5 ay sonra gelen eski sevgilinin mesajı ise tüm her şeyi darma duman etti.
hep insanlara değer verme verme verme diye kafamı duvarlara vururken onun coronayı atlatma sürecini onunla yaşadım, özledim dedikçe o kendi özlemlerimi gün yüzüne çıkardım, kendi duygusal mastürbasyonunu yok evinin önünden geçtim seni andım, sevdiğin kafe kapanmış seni hatırladım diyerek o yaptı. hatta coronadan ölmedim üzüldün mü dediği an kalbim yumuşadı ve saçmalama sana kızgın değilim öyle olması gerekti ve oldu dedim.
oysa haziran ayından ekime kadar egede evden çıkmadan ağlayarak içerek işe zor gittiğim, tayin istediğim ve nefret ettiğim memleketime onun yüzünden döndüğüm, iki yıl zorunlu burada kalmam tayin isteyemeyeceğimi öğrendiğim, bu lanet şehirde bir tane beni anlayan insan yokken bir başıma anıları unutmaya çalıştığım gecelerimi, benim babamı dahi arayıp beni düşüncesizce babama şikayet edip sonra pardon yanlış anlamışım ben dediği günleri ben unuttum ve affettim dedim geçtim.
iki gün sabahlara kadar mesajlar atıp ki çok uzak bir mesafe var aramızda zaten, kendi karantina yalnızlığını giderdi ve sonra defoldu gitti. bense sadece ona vicdanını rahatlatacak hayatımı siktin ama ben seni affettim sana bir şey olmasın cümlesini bağışladım.
onunla olduğum ilişki boyunca antidepresan kullanmıştım ve bu şehre geldiğimden beri asla kullanmazken iki gün önce yine buzdolabının başında ilaç kutumun içinde buldum kendimi.
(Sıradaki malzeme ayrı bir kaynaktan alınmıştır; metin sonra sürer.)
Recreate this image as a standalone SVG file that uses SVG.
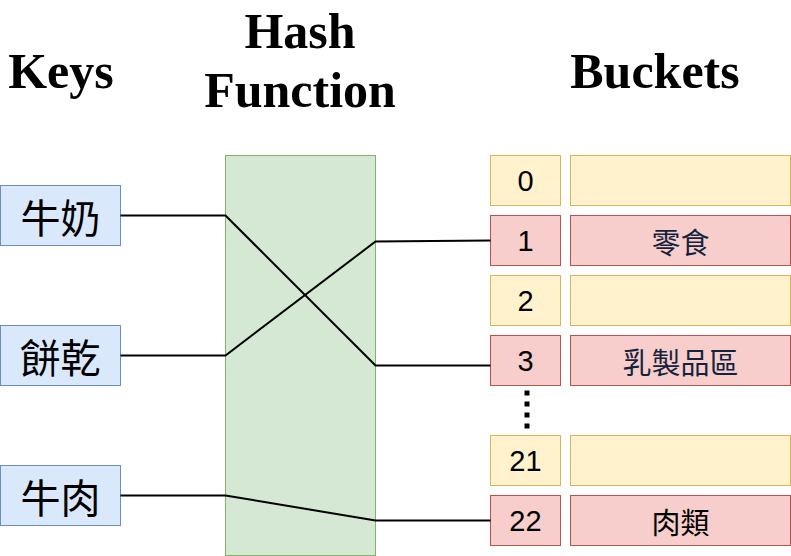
<svg xmlns="http://www.w3.org/2000/svg" width="791" height="556" viewBox="0 0 791 556">
<style>
.title{font-family:"Liberation Serif","Times New Roman",serif;font-weight:bold;font-size:50px;fill:#000;text-anchor:middle}
.key rect{fill:#dae8fc;stroke:#6c8ebf;stroke-width:1}
.key text{font-family:"Noto Sans CJK TC","Noto Sans CJK SC",sans-serif;font-size:40px;fill:#000;text-anchor:middle;dominant-baseline:central}
.empty rect{fill:#fff2cc;stroke:#d6b656;stroke-width:1}
.full rect{fill:#f8cecc;stroke:#b85450;stroke-width:1}
.num{font-family:"Liberation Sans",Arial,sans-serif;font-size:29px;fill:#000;text-anchor:middle;dominant-baseline:central}
.val{font-family:"Noto Sans CJK TC","Noto Sans CJK SC",sans-serif;font-size:29px;fill:#14233d;text-anchor:middle;dominant-baseline:central}
.conn path{fill:none;stroke:#000;stroke-width:2}
</style>
<g id="titles">
<text class="title" x="61" y="88">Keys</text>
<text class="title" x="300" y="48">Hash</text>
<text class="title" x="300" y="107">Function</text>
<text class="title" x="655" y="88">Buckets</text>
</g>
<g id="hash-function"><rect x="225.5" y="155.5" width="150" height="400" fill="#d5e8d4" stroke="#82b366" stroke-width="1"/></g>
<g id="key-milk" class="key"><rect x="0.5" y="185.5" width="120" height="60"/><text x="60.5" y="216">牛奶</text></g>
<g id="key-biscuit" class="key"><rect x="0.5" y="325.5" width="120" height="60"/><text x="60.5" y="356">餅乾</text></g>
<g id="key-beef" class="key"><rect x="0.5" y="465.5" width="120" height="60"/><text x="60.5" y="496">牛肉</text></g>
<g id="bucket-0" class="empty"><rect x="490.5" y="155.5" width="70" height="50"/><text class="num" x="525.5" y="181">0</text></g>
<g id="value-0" class="empty"><rect x="570.5" y="155.5" width="220" height="50"/></g>
<g id="bucket-1" class="full"><rect x="490.5" y="215.5" width="70" height="50"/><text class="num" x="525.5" y="241">1</text></g>
<g id="value-1" class="full"><rect x="570.5" y="215.5" width="220" height="50"/><text class="val" x="680.5" y="241">零食</text></g>
<g id="bucket-2" class="empty"><rect x="490.5" y="275.5" width="70" height="50"/><text class="num" x="525.5" y="301">2</text></g>
<g id="value-2" class="empty"><rect x="570.5" y="275.5" width="220" height="50"/></g>
<g id="bucket-3" class="full"><rect x="490.5" y="335.5" width="70" height="50"/><text class="num" x="525.5" y="361">3</text></g>
<g id="value-3" class="full"><rect x="570.5" y="335.5" width="220" height="50"/><text class="val" x="680.5" y="361">乳製品區</text></g>
<g id="ellipsis"><line x1="527" y1="390.5" x2="527" y2="430" stroke="#000" stroke-width="5" stroke-dasharray="5 6"/></g>
<g id="bucket-21" class="empty"><rect x="490.5" y="435.5" width="70" height="50"/><text class="num" x="525.5" y="461">21</text></g>
<g id="value-21" class="empty"><rect x="570.5" y="435.5" width="220" height="50"/></g>
<g id="bucket-22" class="full"><rect x="490.5" y="495.5" width="70" height="50"/><text class="num" x="525.5" y="521">22</text></g>
<g id="value-22" class="full"><rect x="570.5" y="495.5" width="220" height="50"/><text class="val" x="680.5" y="521" style="fill:#000">肉類</text></g>
<g id="connectors" class="conn">
<path d="M120.5 215.5 L225.5 215.5 L375.5 365.5 L490.5 365.5"/>
<path d="M120.5 355.5 L225.5 355.5 L375.5 241.5 L490.5 240.5"/>
<path d="M120.5 495.5 L225.5 495.5 L375.5 520.5 L490.5 520.5"/>
</g>
</svg>
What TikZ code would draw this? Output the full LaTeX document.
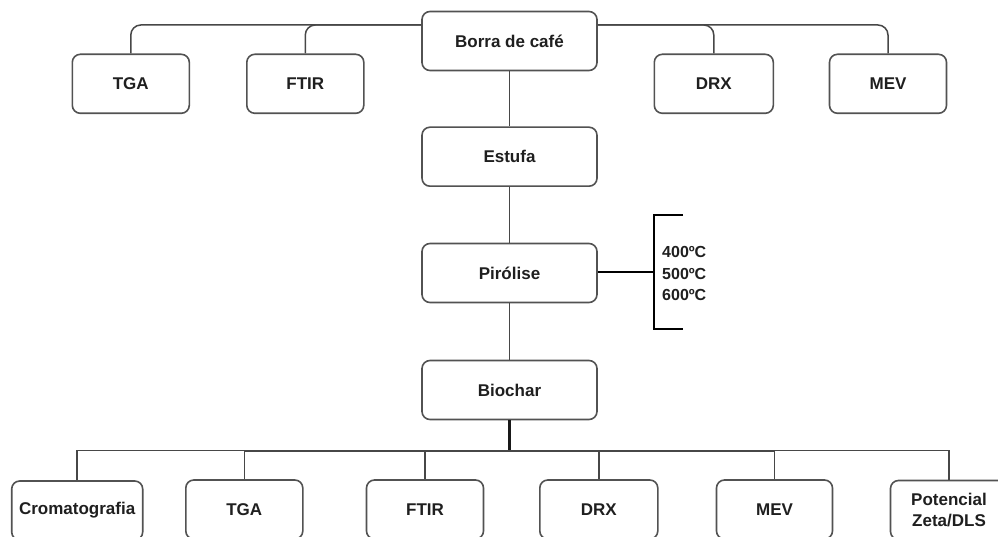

iki günlük diyalog bile yine antidepresana başlatabilmişti beni. bazı insanlar iyi veya kötü yer yüzünde yokmuş hiç olmamış muamelesi görmeli ve belkide kendine kızmamak adına o insanlar affedilmemeli.
günlerdir uyumazken saatlerce uyudum bugün. sonunda başardı yine beni dibe çekmeyi. affetmek bir kelime, umarım ağzımızdan her çıkanı tanrı kaale almıyor ve insanlara yaşattıklarını yaşamadan ölme imkanı vermiyordur.
-
winston churchill'in çok sevdiğim bir sözü var :
if you are going through hell, keep going.
türkçe meali:
battı balık yan gider. -
tam zamanında uyu , yemek öğününü aksatma , canını sıkan her kişiden uzak dur -
tam o dibin tabanında bir yapı inşa edin. ama acele etmeyin, yavaş yavaş toparlanın ki kimse fark etmesin. yoksa ilk fırsatta o dibe yine atarlar sizi. -
bir zaman sonra sosyalleş'in, yoksa dipte kalıyorsunuz.